WHAT YOU ARE ASKED TO DO | Retype word for word the first line of the listing and each line after it up to the line with "import plotly.graph_objects as go", with the pictures taken out.

PROVIDED DATA |
━━━━━━━━━━━━━━━━━━━━━━━━━━━━━━

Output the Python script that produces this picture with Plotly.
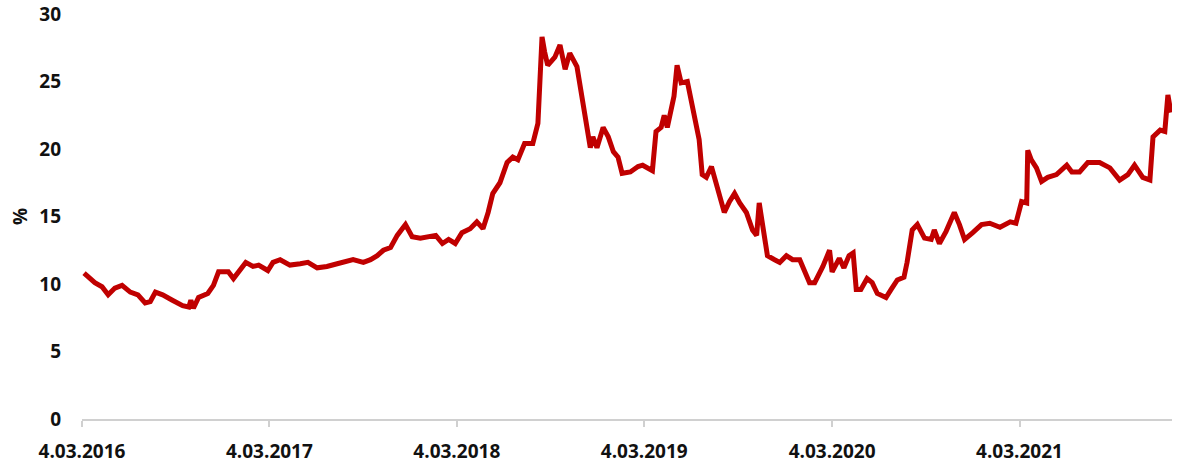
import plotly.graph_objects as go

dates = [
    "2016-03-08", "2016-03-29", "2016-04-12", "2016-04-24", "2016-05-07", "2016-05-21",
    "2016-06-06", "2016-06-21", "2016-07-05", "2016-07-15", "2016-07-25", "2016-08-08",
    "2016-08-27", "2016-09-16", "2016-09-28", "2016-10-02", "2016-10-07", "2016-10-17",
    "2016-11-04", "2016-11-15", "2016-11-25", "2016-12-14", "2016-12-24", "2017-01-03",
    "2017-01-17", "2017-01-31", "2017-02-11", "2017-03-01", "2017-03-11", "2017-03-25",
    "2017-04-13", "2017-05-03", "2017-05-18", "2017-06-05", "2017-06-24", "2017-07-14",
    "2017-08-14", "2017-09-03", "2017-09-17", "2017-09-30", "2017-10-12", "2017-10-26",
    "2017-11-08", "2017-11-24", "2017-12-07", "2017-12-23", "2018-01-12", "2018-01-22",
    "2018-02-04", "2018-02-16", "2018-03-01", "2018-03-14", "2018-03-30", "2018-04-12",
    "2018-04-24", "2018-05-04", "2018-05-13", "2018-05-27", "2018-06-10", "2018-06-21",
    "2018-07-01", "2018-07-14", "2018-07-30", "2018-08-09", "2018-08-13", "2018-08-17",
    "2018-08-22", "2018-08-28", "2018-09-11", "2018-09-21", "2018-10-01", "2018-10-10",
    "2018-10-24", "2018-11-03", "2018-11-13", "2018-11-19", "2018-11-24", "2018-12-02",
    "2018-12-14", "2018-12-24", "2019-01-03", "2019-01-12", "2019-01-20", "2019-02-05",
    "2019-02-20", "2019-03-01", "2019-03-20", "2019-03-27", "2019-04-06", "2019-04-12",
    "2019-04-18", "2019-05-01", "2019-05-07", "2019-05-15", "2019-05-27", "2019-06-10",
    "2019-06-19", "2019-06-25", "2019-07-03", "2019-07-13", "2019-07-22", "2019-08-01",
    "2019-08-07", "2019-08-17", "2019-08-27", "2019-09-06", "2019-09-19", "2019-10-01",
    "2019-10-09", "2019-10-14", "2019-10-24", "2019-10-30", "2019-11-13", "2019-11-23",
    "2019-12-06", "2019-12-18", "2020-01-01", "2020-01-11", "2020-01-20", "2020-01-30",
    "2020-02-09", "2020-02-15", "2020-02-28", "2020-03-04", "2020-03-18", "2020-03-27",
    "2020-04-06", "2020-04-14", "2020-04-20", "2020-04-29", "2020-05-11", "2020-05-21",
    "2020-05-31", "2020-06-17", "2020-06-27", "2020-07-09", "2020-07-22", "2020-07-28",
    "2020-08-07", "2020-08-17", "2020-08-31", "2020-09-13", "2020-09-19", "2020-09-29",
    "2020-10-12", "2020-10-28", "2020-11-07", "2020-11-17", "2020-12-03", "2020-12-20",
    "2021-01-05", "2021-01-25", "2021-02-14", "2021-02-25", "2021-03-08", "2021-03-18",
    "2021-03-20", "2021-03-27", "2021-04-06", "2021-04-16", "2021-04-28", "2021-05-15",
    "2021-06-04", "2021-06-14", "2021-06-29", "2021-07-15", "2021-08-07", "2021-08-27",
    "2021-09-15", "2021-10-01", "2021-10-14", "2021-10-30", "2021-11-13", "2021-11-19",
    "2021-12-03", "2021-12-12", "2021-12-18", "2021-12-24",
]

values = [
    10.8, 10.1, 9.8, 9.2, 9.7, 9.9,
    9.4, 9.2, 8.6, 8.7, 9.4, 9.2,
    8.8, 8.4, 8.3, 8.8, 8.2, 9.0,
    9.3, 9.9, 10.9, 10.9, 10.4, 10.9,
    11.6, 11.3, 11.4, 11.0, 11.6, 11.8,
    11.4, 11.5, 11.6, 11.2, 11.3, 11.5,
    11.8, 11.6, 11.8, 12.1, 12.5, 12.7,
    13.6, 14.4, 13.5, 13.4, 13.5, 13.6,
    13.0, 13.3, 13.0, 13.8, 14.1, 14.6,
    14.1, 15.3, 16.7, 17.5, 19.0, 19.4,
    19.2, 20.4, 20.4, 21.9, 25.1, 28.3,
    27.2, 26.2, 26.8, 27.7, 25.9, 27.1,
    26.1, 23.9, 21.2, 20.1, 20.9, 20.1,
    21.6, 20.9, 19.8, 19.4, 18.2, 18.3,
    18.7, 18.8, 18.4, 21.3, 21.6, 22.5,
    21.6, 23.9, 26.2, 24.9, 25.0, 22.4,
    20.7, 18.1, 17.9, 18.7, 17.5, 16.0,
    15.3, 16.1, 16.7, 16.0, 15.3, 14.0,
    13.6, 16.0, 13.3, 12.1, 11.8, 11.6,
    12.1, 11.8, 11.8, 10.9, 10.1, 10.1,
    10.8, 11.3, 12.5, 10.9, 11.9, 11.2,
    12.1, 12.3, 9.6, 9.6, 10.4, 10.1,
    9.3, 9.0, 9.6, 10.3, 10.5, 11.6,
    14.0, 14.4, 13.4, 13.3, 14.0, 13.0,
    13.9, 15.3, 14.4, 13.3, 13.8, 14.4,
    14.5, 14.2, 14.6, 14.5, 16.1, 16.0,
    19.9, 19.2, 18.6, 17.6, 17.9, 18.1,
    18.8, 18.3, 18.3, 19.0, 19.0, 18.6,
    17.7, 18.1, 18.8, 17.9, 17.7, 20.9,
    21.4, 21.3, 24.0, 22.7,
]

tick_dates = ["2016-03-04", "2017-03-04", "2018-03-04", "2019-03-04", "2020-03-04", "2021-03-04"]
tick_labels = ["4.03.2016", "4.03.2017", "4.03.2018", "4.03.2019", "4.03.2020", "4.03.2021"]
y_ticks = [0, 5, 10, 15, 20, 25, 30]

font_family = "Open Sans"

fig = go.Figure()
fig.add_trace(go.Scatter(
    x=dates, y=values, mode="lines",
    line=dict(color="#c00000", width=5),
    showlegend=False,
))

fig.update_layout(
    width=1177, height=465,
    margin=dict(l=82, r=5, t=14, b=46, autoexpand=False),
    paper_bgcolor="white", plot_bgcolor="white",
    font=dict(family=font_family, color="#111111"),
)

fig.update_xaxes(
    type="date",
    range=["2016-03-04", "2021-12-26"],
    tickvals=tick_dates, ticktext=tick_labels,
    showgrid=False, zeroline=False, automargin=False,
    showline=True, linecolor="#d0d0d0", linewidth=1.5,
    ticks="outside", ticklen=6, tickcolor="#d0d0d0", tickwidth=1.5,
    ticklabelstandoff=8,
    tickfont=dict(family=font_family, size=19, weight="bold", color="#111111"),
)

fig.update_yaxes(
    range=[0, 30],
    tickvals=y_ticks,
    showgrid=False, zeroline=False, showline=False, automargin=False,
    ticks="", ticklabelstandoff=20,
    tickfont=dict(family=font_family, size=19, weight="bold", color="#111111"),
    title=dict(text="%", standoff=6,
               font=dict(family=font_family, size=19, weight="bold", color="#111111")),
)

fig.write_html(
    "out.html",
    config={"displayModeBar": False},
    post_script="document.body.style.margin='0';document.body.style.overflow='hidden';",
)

━━━━━━━━━━━━━━━━━━━━━━━━━━━━━━

RESULT OF THE TASK |
Output the Python script that produces this picture with Plotly.
import plotly.graph_objects as go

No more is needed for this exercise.